Richard Hennig Jason Gibson - AI-driven Workflows for the Discovery of Novel Superconductors - 2023
Details
Title : Richard Hennig Jason Gibson - AI-driven Workflows for the Discovery of Novel Superconductors Author(s): Institute for Pure & Applied Mathematics (IPAM) Link(s) : https://www.youtube.com/watch?v=UTbAVPveSMI
Rough Notes
Relevant to AI for Science.
Computational material discovery in the last century involved:
- Experimental trial and error based on intuition and empirical rules.
- Exploration of material spaces near known compounds and alloys.
The new era:
- Computationally driven discovery of \(\text{Celr}_4\text{In}\) compound.

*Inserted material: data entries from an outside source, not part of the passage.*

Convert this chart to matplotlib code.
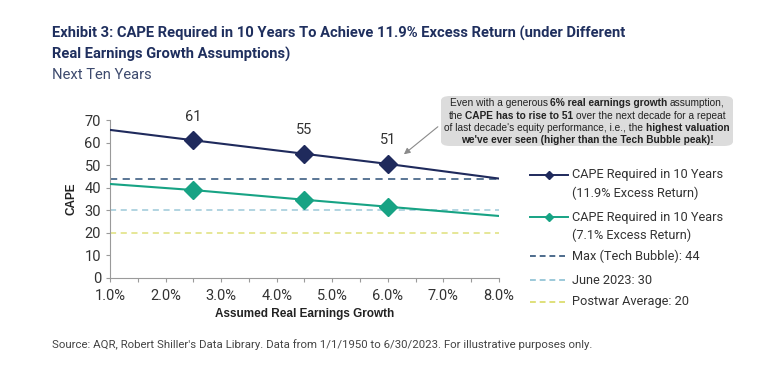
import matplotlib
matplotlib.use("Agg")
import matplotlib.pyplot as plt
from matplotlib.lines import Line2D
from matplotlib.patches import FancyBboxPatch

# ---- data ----
growth = [1.0, 2.5, 4.5, 6.0, 8.0]
cape_119 = [65.6, 61.0, 55.0, 50.5, 44.0]
cape_71 = [41.6, 38.9, 34.6, 31.5, 27.4]
marker_idx = [1, 2, 3]
point_labels = ["61", "55", "51"]
max_tech = 44
june_2023 = 30
postwar = 20
xticks = [1, 2, 3, 4, 5, 6, 7, 8]
xtick_labels = ["1.0%", "2.0%", "3.0%", "4.0%", "5.0%", "6.0%", "7.0%", "8.0%"]
yticks = [0, 10, 20, 30, 40, 50, 60, 70]

NAVY = "#1f2a5c"
TEAL = "#17a384"
MAXC = "#4d6b8c"
JUNEC = "#9cc9d9"
POSTC = "#dfe07a"
TXT = "#333333"

W, H = 766, 383
fig = plt.figure(figsize=(W / 100, H / 100), dpi=100)
fig.patch.set_facecolor("white")

def fx(px):
    return px / W

def fy(py):
    return 1 - py / H

ax = fig.add_axes([fx(110), fy(277.7), fx(499) - fx(110), fy(120) - fy(277.7)])
ax.set_xlim(1, 8)
ax.set_ylim(0, 70)

ax.axhline(max_tech, color=MAXC, lw=1.3, ls=(0, (4, 3)), zorder=2)
ax.axhline(june_2023, color=JUNEC, lw=1.1, ls=(0, (4, 3)), zorder=2)
ax.axhline(postwar, color=POSTC, lw=1.1, ls=(0, (4, 3)), zorder=2)

ax.plot(growth, cape_119, color=NAVY, lw=1.5, marker="D", markersize=9,
        markevery=marker_idx, zorder=4)
ax.plot(growth, cape_71, color=TEAL, lw=1.5, marker="D", markersize=9,
        markevery=marker_idx, zorder=4)

for i, lab in zip(marker_idx, point_labels):
    ax.text(growth[i], cape_119[i] + 10.5, lab, ha="center", va="center",
            fontsize=10.5, family="Roboto", color=TXT)

for s in ["top", "right"]:
    ax.spines[s].set_visible(False)
for s in ["left", "bottom"]:
    ax.spines[s].set_color("#9a9a9a")
    ax.spines[s].set_linewidth(0.8)

ax.set_xticks(xticks)
ax.set_xticklabels(xtick_labels)
ax.set_xticks([1.5, 2.5, 3.5, 4.5, 5.5, 6.5, 7.5], minor=True)
ax.set_yticks(yticks)
ax.tick_params(axis="both", which="both", direction="out", length=3,
               color="#9a9a9a", width=0.8, labelsize=10.5, labelcolor=TXT)
ax.tick_params(axis="x", pad=5)
for lab in ax.get_xticklabels() + ax.get_yticklabels():
    lab.set_family("Roboto")

ax.set_xlabel("Assumed Real Earnings Growth", family="Liberation Sans",
              fontweight="bold", fontsize=8.5, color="#222222", labelpad=4)
ax.set_ylabel("CAPE", family="Liberation Sans", fontweight="bold",
              fontsize=8.5, color="#222222", labelpad=5)

# ---- titles ----
fig.text(fx(52), fy(33), "Exhibit 3: CAPE Required in 10 Years To Achieve 11.9% Excess Return (under Different",
         family="Roboto", fontweight="bold", fontsize=10.6, color="#1f2f5e", va="center")
fig.text(fx(52), fy(54), "Real Earnings Growth Assumptions)",
         family="Roboto", fontweight="bold", fontsize=10.6, color="#1f2f5e", va="center")
fig.text(fx(52), fy(75), "Next Ten Years", family="Roboto", fontsize=10.6,
         color="#3d4a6e", va="center")
fig.text(fx(52), fy(345), "Source: AQR, Robert Shiller's Data Library. Data from 1/1/1950 to 6/30/2023. For illustrative purposes only.",
         family="Roboto", fontsize=8.2, color="#444444", va="center")

# ---- legend (manual) ----
leg = [
    (NAVY, "-", "D", ["CAPE Required in 10 Years", "(11.9% Excess Return)"], 175),
    (TEAL, "-", "D", ["CAPE Required in 10 Years", "(7.1% Excess Return)"], 217),
    (MAXC, (0, (3, 2)), None, ["Max (Tech Bubble): 44"], 256),
    (JUNEC, (0, (3, 2)), None, ["June 2023: 30"], 280),
    (POSTC, (0, (3, 2)), None, ["Postwar Average: 20"], 302),
]
for color, ls, mk, lines, y in leg:
    fig.add_artist(Line2D([fx(530), fx(568)], [fy(y), fy(y)], color=color,
                          lw=1.4, ls=ls, transform=fig.transFigure))
    if mk:
        fig.add_artist(Line2D([fx(549)], [fy(y)], color=color, marker=mk,
                              markersize=4, transform=fig.transFigure))
    for k, t in enumerate(lines):
        fig.text(fx(572), fy(y + 18 * k), t, family="Roboto", fontsize=9.2,
                 color=TXT, va="center")

# ---- annotation box ----
box = FancyBboxPatch((fx(441), fy(146)), fx(733) - fx(441), fy(96) - fy(146),
                     boxstyle="round,pad=0,rounding_size=0.012",
                     transform=fig.transFigure, facecolor="#dcdcdc",
                     edgecolor="none", zorder=5)
fig.add_artist(box)

ax.annotate("", xy=(6.25, 54), xycoords="data",
            xytext=(fx(440), fy(125)), textcoords="figure fraction",
            arrowprops=dict(arrowstyle="-|>", color="#8a8a8a", lw=0.8,
                            mutation_scale=9), zorder=6)

box_lines = [
    [("Even with a generous", False), ("6% real earnings growth", True), ("assumption,", False)],
    [("the", False), ("CAPE has to rise to 51", True), ("over the next decade for a repeat", False)],
    [("of last decade's equity performance, i.e., the", False), ("highest valuation", True)],
    [("we've ever seen (higher than the Tech Bubble peak)!", True)],
]
box_y = [103.3, 115.6, 127.8, 140.0]
fig.canvas.draw()
r = fig.canvas.get_renderer()
FS = 7.3

def width(t):
    fig.canvas.draw()
    return t.get_window_extent(r).width

def space_w(bold):
    a = fig.text(0, 0, "x x", family="Liberation Sans", fontsize=FS,
                 fontweight="bold" if bold else "normal")
    b = fig.text(0, 0, "xx", family="Liberation Sans", fontsize=FS,
                 fontweight="bold" if bold else "normal")
    w = width(a) - width(b)
    a.remove(); b.remove()
    return w

sp = space_w(False) * 0.85
cx = (441 + 733) / 2
for segs, y in zip(box_lines, box_y):
    objs = []
    for txt, bold in segs:
        t = fig.text(0, fy(y), txt, family="Liberation Sans", fontsize=FS,
                     fontweight="bold" if bold else "normal", color="#222222",
                     va="center", ha="left", zorder=7)
        objs.append(t)
    fig.canvas.draw()
    ws = [o.get_window_extent(r).width for o in objs]
    total = sum(ws) + sp * (len(ws) - 1)
    x = cx - total / 2
    for o, w in zip(objs, ws):
        o.set_x(fx(x))
        x += w + sp

fig.savefig("out.png", dpi=100)
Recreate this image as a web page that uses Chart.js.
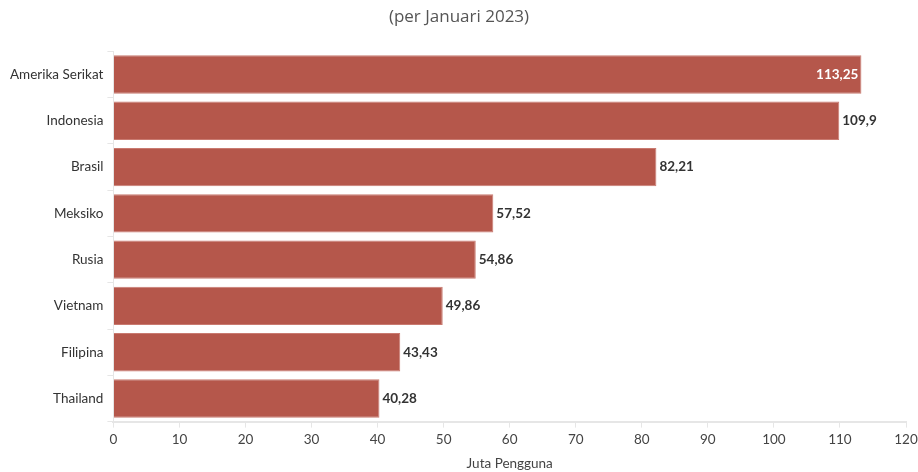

- Ferromegnatic 2D- \(\text{Fe}_3\text{GeTe}_2}\).
- Prediction of \(\text{WB}_2\) superconductor.
AI-Driven workflows:
- Mining databses and literature.
- Take candidates from above, predicting the crystal structure. Currently done via genetic algorithm GASP.
- Predict properties - electron-phonon coupling, critical temperature and fields.
- Get material stability - requires free energy calculations, phase diagrams.
GASP Algorithm:
- Generate structures (mutation and crossover).
- Local optimization through relaxation.
- Identify low-energy basins of attraction.
Speakers are adding a machine learning component to make specific predictions within the genetic algorithm loop. The ML model used is the Crystal Graph Neural Network (GNN), which predicts the energy, forces and formation energy. However, the results are worse on unrelaxed structures (#DOUBT Whats an unrelaxed structure?) compared to relaxed structures (order of magnitude higher errors). To solve this problems, they converted pertubed structures to what their relaxed structures would be which is a combination of step functions.
Material prediction and design requires energy landscape, which these days make use of Density Functional Theory, empirical potential molecular dynamics.
Flexible spline-based potentials are accurate, fast to fit and evaluate, and easy to interpret, see (, ).